Copy out, with no alterations, the lines below running from the one containing "Generate a Python" to the one containing "from matplotlib.ticker import MultipleLocator", inclusive at each end; pictures are omitted.

= EXTRACTED MATERIAL =
--------------------

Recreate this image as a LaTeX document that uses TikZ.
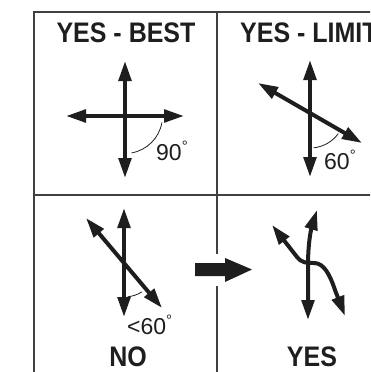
\documentclass[tikz,border=0pt]{standalone}
\usepackage{fontspec}
\setmainfont{Liberation Sans}
\usetikzlibrary{arrows.meta}
\definecolor{ink}{HTML}{1E1E1E}
\tikzset{
  frameline/.style={draw=ink!85, line width=1.6pt},
  dbl/.style={draw=ink, line width=4pt, {Triangle[length=20pt,width=12.5pt]}-{Triangle[length=20pt,width=12.5pt]}},
  anglearc/.style={draw=ink, line width=0.8pt},
  title/.style={inner sep=0pt, text=ink, font=\bfseries\fontsize{25}{25}\selectfont, yscale=1.13},
  deg/.style={inner sep=0pt, text=ink, font=\fontsize{23}{23}\selectfont, anchor=west},
}
\newcommand{\dg}{\raisebox{0.42em}{\fontsize{15}{15}\selectfont °}}
\begin{document}
\begin{tikzpicture}[x=1pt,y=-1pt]
\useasboundingbox (0,0) rectangle (370,372);
\clip (0,0) rectangle (370,372);
% frame
\draw[frameline] (34,372) -- (34,12) -- (372,12);
\draw[frameline] (34,195) -- (372,195);
\draw[frameline] (217,12) -- (217,254);
\draw[frameline] (217,286) -- (217,372);
% titles
\node[title] (t1) at (126,33) {YES - BEST};
\node[title, anchor=west] (t2) at (240,33) {YES - LIMIT};
\node[title] (t3) at (128,357) {NO};
\node[title] (t4) at (312,357) {YES};
% panel 1
\draw[dbl] (125,61) -- (125,178);
\draw[dbl] (66,116) -- (184,116);
\draw[anglearc] (125,116) ++(80:37.5) arc[start angle=80, end angle=10, radius=37.5];
\node[deg] (d1) at (156,151) {90\dg};
% panel 2
\draw[dbl] (310,60) -- (310,177);
\draw[dbl] (258,83) -- (362,143);
\draw[anglearc] (310,113) ++(84:35) arc[start angle=84, end angle=36, radius=35];
\node[deg] (d2) at (324,160) {60\dg};
% panel 3
\draw[dbl] (124,208) -- (124,317);
\draw[dbl] (86,218) -- (162,308);
\draw[anglearc] (124,263) ++(84:34) arc[start angle=84, end angle=58, radius=34];
\node[deg] (d3) at (127,325) {<60\dg};
% big arrow
\fill[ink] (195,263) -- (225,263) -- (225,258) -- (252,269.5) -- (225,282) -- (225,276) -- (195,276) -- cycle;
% panel 4
\draw[dbl] (308,320) -- (308,265) .. controls (308,240) and (312,226) .. (317,210);
\draw[dbl] (272,225) -- (297,257) .. controls (302,263) and (306,263) .. (314,263) .. controls (324,263) and (330,275) .. (335,290) -- (345,316);
\end{tikzpicture}
\end{document}
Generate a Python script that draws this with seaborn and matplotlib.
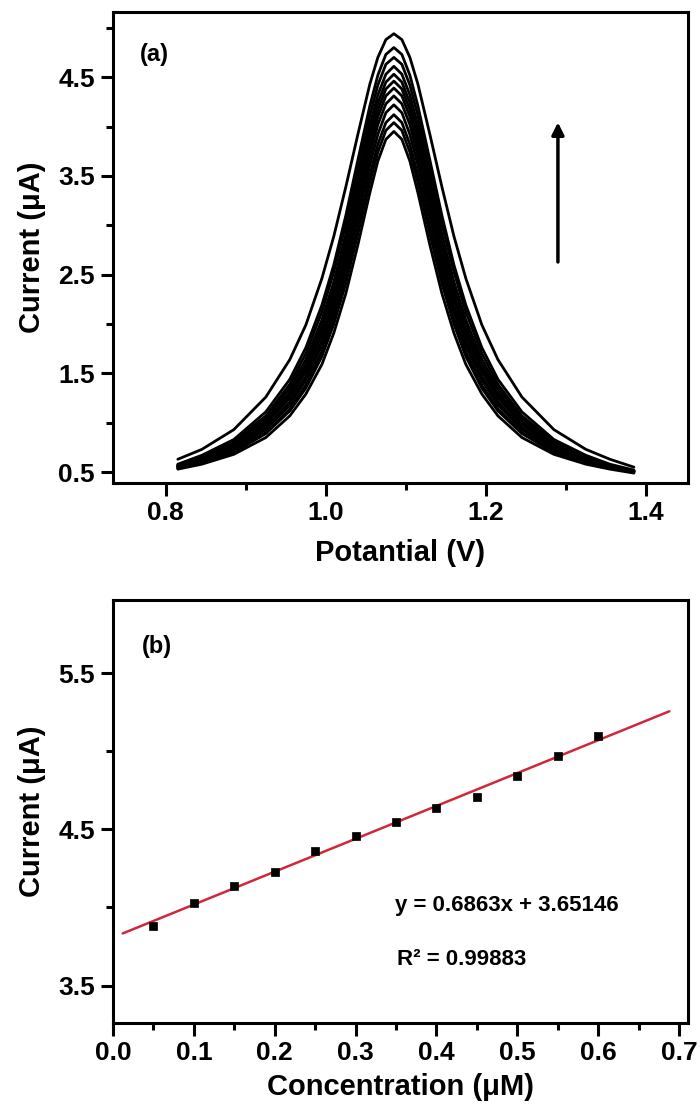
import matplotlib
matplotlib.use('Agg')
import matplotlib.pyplot as plt
import seaborn as sns
import numpy as np
import pandas as pd
from matplotlib.ticker import MultipleLocator

# (a) DPV curves, potential (V) and current (uA)
potential = [0.815, 0.845, 0.885, 0.925, 0.955, 0.975, 0.995, 1.010, 1.025, 1.040,
             1.055, 1.065, 1.075, 1.085, 1.095, 1.105, 1.115, 1.130, 1.145, 1.160,
             1.175, 1.195, 1.215, 1.245, 1.285, 1.325, 1.355, 1.385]

curve_01 = [0.53, 0.58, 0.68, 0.85, 1.07, 1.29, 1.59, 1.91, 2.31, 2.80, 3.33, 3.65, 3.87, 3.95,
            3.87, 3.65, 3.33, 2.80, 2.31, 1.91, 1.59, 1.29, 1.07, 0.85, 0.68, 0.58, 0.53, 0.49]
curve_02 = [0.54, 0.60, 0.70, 0.89, 1.12, 1.35, 1.67, 2.00, 2.41, 2.91, 3.43, 3.74, 3.96, 4.04,
            3.96, 3.74, 3.43, 2.91, 2.41, 2.00, 1.67, 1.35, 1.12, 0.89, 0.70, 0.60, 0.54, 0.50]
curve_03 = [0.54, 0.60, 0.71, 0.90, 1.14, 1.38, 1.72, 2.06, 2.48, 2.98, 3.51, 3.82, 4.04, 4.12,
            4.04, 3.82, 3.51, 2.98, 2.48, 2.06, 1.72, 1.38, 1.14, 0.90, 0.71, 0.60, 0.54, 0.50]
curve_04 = [0.55, 0.61, 0.73, 0.93, 1.18, 1.43, 1.78, 2.13, 2.56, 3.08, 3.61, 3.92, 4.14, 4.22,
            4.14, 3.92, 3.61, 3.08, 2.56, 2.13, 1.78, 1.43, 1.18, 0.93, 0.73, 0.61, 0.55, 0.51]
curve_05 = [0.55, 0.61, 0.74, 0.95, 1.21, 1.47, 1.83, 2.19, 2.64, 3.16, 3.70, 4.02, 4.23, 4.31,
            4.23, 4.02, 3.70, 3.16, 2.64, 2.19, 1.83, 1.47, 1.21, 0.95, 0.74, 0.61, 0.55, 0.50]
curve_06 = [0.56, 0.63, 0.76, 0.98, 1.25, 1.52, 1.89, 2.26, 2.71, 3.24, 3.78, 4.10, 4.31, 4.39,
            4.31, 4.10, 3.78, 3.24, 2.71, 2.26, 1.89, 1.52, 1.25, 0.98, 0.76, 0.63, 0.56, 0.51]
curve_07 = [0.56, 0.63, 0.77, 1.00, 1.28, 1.55, 1.94, 2.31, 2.77, 3.31, 3.86, 4.17, 4.38, 4.46,
            4.38, 4.17, 3.86, 3.31, 2.77, 2.31, 1.94, 1.55, 1.28, 1.00, 0.77, 0.63, 0.56, 0.51]
curve_08 = [0.56, 0.63, 0.78, 1.01, 1.31, 1.59, 1.98, 2.37, 2.84, 3.38, 3.93, 4.24, 4.45, 4.53,
            4.45, 4.24, 3.93, 3.38, 2.84, 2.37, 1.98, 1.59, 1.31, 1.01, 0.78, 0.63, 0.56, 0.51]
curve_09 = [0.57, 0.65, 0.80, 1.04, 1.35, 1.64, 2.04, 2.43, 2.91, 3.46, 4.01, 4.32, 4.53, 4.61,
            4.53, 4.32, 4.01, 3.46, 2.91, 2.43, 2.04, 1.64, 1.35, 1.04, 0.80, 0.65, 0.57, 0.51]
curve_10 = [0.57, 0.65, 0.81, 1.07, 1.39, 1.70, 2.12, 2.53, 3.01, 3.56, 4.11, 4.42, 4.63, 4.70,
            4.63, 4.42, 4.11, 3.56, 3.01, 2.53, 2.12, 1.70, 1.39, 1.07, 0.81, 0.65, 0.57, 0.51]
curve_11 = [0.58, 0.67, 0.83, 1.11, 1.44, 1.76, 2.19, 2.60, 3.10, 3.66, 4.21, 4.52, 4.73, 4.80,
            4.73, 4.52, 4.21, 3.66, 3.10, 2.60, 2.19, 1.76, 1.44, 1.11, 0.83, 0.67, 0.58, 0.52]
curve_12 = [0.63, 0.73, 0.93, 1.26, 1.64, 1.99, 2.46, 2.89, 3.39, 3.92, 4.43, 4.70, 4.88, 4.94,
            4.88, 4.70, 4.43, 3.92, 3.39, 2.89, 2.46, 1.99, 1.64, 1.26, 0.93, 0.73, 0.63, 0.55]

# arrow showing increasing concentration
arrow_x = 1.29
arrow_span = [2.60, 4.07]

# (b) calibration points
concentration = [0.05, 0.10, 0.15, 0.20, 0.25, 0.30, 0.35, 0.40, 0.45, 0.50, 0.55, 0.60]
peak_current = [3.88, 4.03, 4.14, 4.23, 4.36, 4.46, 4.55, 4.64, 4.71, 4.84, 4.97, 5.10]
fit_span = [0.012, 0.688]
equation = 'y = 0.6863x + 3.65146'
r_squared = 'R\u00b2 = 0.99883'

sns.set_style('ticks')
plt.rcParams['font.family'] = ['Liberation Sans', 'DejaVu Sans']
plt.rcParams['font.weight'] = 'bold'
plt.rcParams['axes.linewidth'] = 2.2
plt.rcParams['text.color'] = 'black'
plt.rcParams['axes.labelcolor'] = 'black'
plt.rcParams['xtick.color'] = 'black'
plt.rcParams['ytick.color'] = 'black'

fig = plt.figure(figsize=(7, 11.1), dpi=100)
ax1 = fig.add_axes([0.1614, 0.5649, 0.8214, 0.4243])
ax2 = fig.add_axes([0.1614, 0.0784, 0.8214, 0.3811])

# long table for the DPV curves
curves = [curve_01, curve_02, curve_03, curve_04, curve_05, curve_06,
          curve_07, curve_08, curve_09, curve_10, curve_11, curve_12]
dpv = pd.concat([pd.DataFrame({'potential': potential, 'current': c, 'curve': i})
                 for i, c in enumerate(curves)])

sns.lineplot(data=dpv, x='potential', y='current', units='curve', estimator=None,
             sort=False, color='black', lw=2.0, ax=ax1)
ax1.annotate('', xy=(arrow_x, arrow_span[1]), xytext=(arrow_x, arrow_span[0]),
             arrowprops=dict(arrowstyle='-|>', color='black', lw=2.5, mutation_scale=18))

ax1.set_xlim(0.734, 1.4525)
ax1.set_ylim(0.39, 5.16)
ax1.xaxis.set_major_locator(MultipleLocator(0.2))
ax1.xaxis.set_minor_locator(MultipleLocator(0.1))
ax1.set_yticks([0.5, 1.5, 2.5, 3.5, 4.5])
ax1.yaxis.set_minor_locator(MultipleLocator(0.5))
ax1.set_xlabel('Potantial (V)', fontsize=21, fontweight='bold', labelpad=10)
ax1.set_ylabel('Current (\u03bcA)', fontsize=21, fontweight='bold', labelpad=9)
ax1.text(0.047, 0.909, '(a)', transform=ax1.transAxes, fontsize=17,
         fontweight='bold', va='center')

# calibration plot
fx = np.array(fit_span)
slope, intercept = np.polyfit(concentration, peak_current, 1)
sns.lineplot(x=fx, y=slope * fx + intercept, color='#d0283a', lw=1.8, ax=ax2)
sns.scatterplot(x=concentration, y=peak_current, marker='s', s=40, color='black',
                edgecolor='black', ax=ax2, zorder=3)

ax2.set_xlim(0, 0.711)
ax2.set_ylim(3.26, 5.97)
ax2.xaxis.set_major_locator(MultipleLocator(0.1))
ax2.xaxis.set_minor_locator(MultipleLocator(0.05))
ax2.set_yticks([3.5, 4.5, 5.5])
ax2.yaxis.set_minor_locator(MultipleLocator(0.5))
ax2.set_xlabel('Concentration (\u03bcM)', fontsize=21, fontweight='bold', labelpad=6)
ax2.set_ylabel('Current (\u03bcA)', fontsize=21, fontweight='bold', labelpad=9)
ax2.text(0.05, 0.889, '(b)', transform=ax2.transAxes, fontsize=17,
         fontweight='bold', va='center')
ax2.text(0.49, 0.277, equation, transform=ax2.transAxes, fontsize=16,
         fontweight='bold', va='center')
ax2.text(0.494, 0.149, r_squared, transform=ax2.transAxes, fontsize=16,
         fontweight='bold', va='center')

for ax in (ax1, ax2):
    ax.tick_params(which='major', direction='out', length=9, width=2.2,
                   labelsize=19, pad=4)
    ax.tick_params(which='minor', direction='out', length=5, width=2.2)
    for lab in ax.get_xticklabels() + ax.get_yticklabels():
        lab.set_fontweight('bold')
    for s in ax.spines.values():
        s.set_color('black')

fig.savefig('out.png', dpi=100)
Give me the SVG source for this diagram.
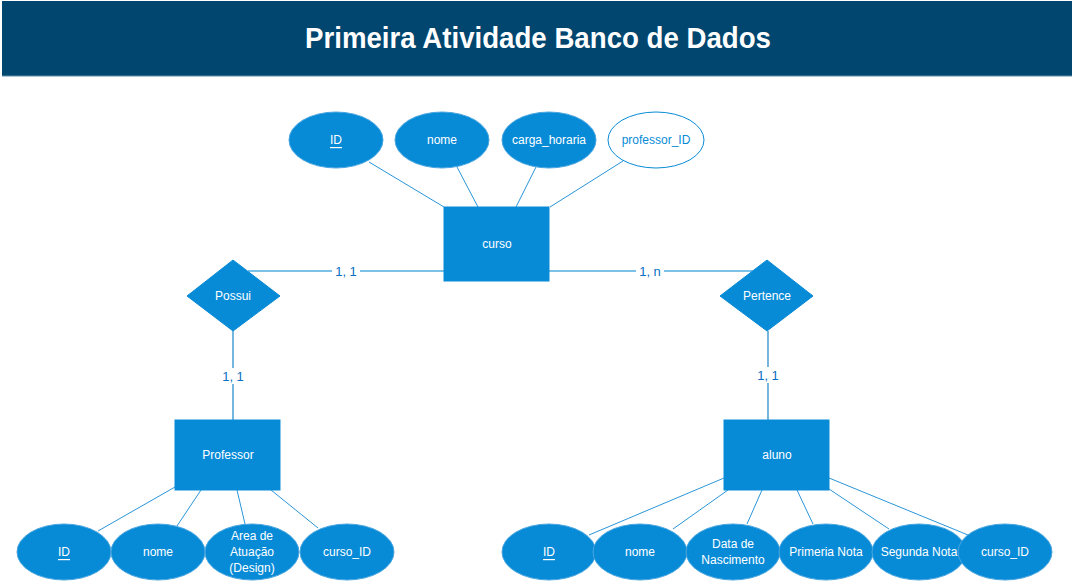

--------------------

= ANSWER TO THIS EXERCISE =
Generate a Python script that draws this with seaborn and matplotlib.
import matplotlib
matplotlib.use('Agg')
import matplotlib.pyplot as plt
import seaborn as sns
import numpy as np
import pandas as pd
from matplotlib.ticker import MultipleLocator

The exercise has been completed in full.